Thanks for your time. I understand that ABC can be used when you can’t calculate the likelihood function. However I my case, I’m actually able to calculate the likelihood function (for every 0.1 increments in x, which is also the precision the data comes in), so wouldn’t it be better to use STAN?



You can do the linear algebra directly in Stan and define your own probability function say


since your data is discrete you only need to calculate at the discrete points. I think you can vectorize this. The thing you need to be careful of is whether mylikelihood_pmf is a continuous deterministic differentiable function of the parameters

Hi Chris,

I assumed that “some unpleasant markov chain stuff + evolutionary dynamics” would mean that you can only approximate the likelihood calculation, in which case there is the choice between 1) exact simulation and ABC and 2) approximated likelihood and Stan.

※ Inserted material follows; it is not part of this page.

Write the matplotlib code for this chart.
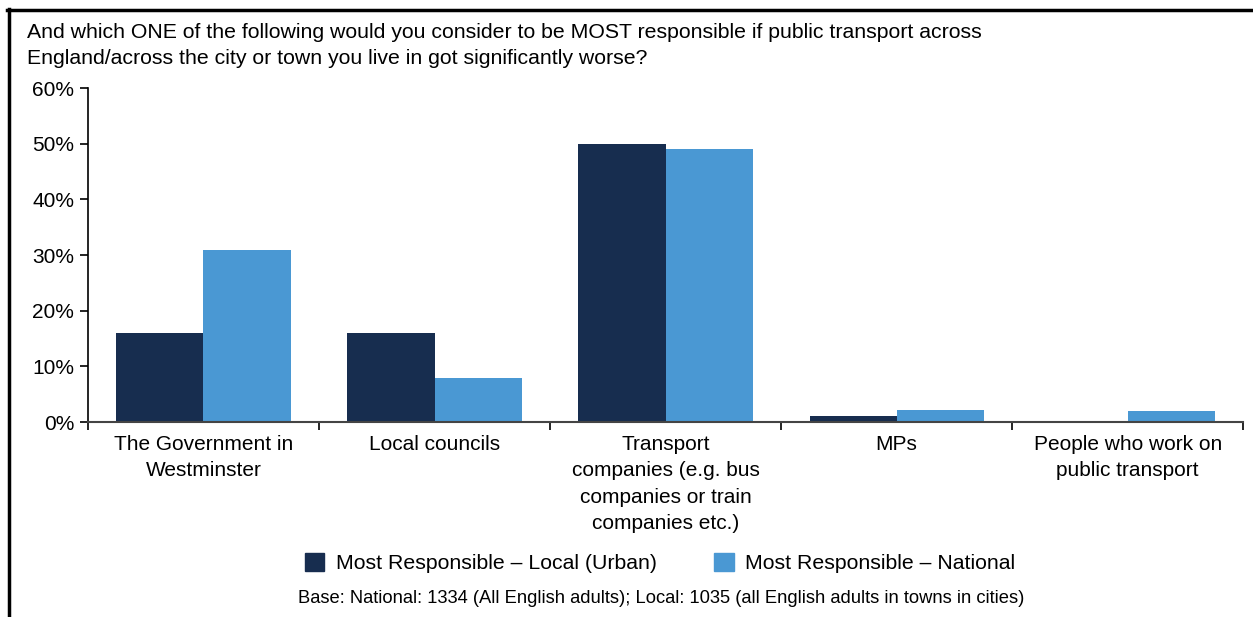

I didn’t understand yet the restriction to discretized x. Maybe you could tell a bit more about your model?


Hi Aki,

You are right. I don’t have an analytical likelihood function, but I can calculate the likelihood for discrete values with very high accuracy. In principle I could interpolate between different grid points in x-space to make it continuous. I suppose, that I’m then interested in doing approximated likelihood with Stan?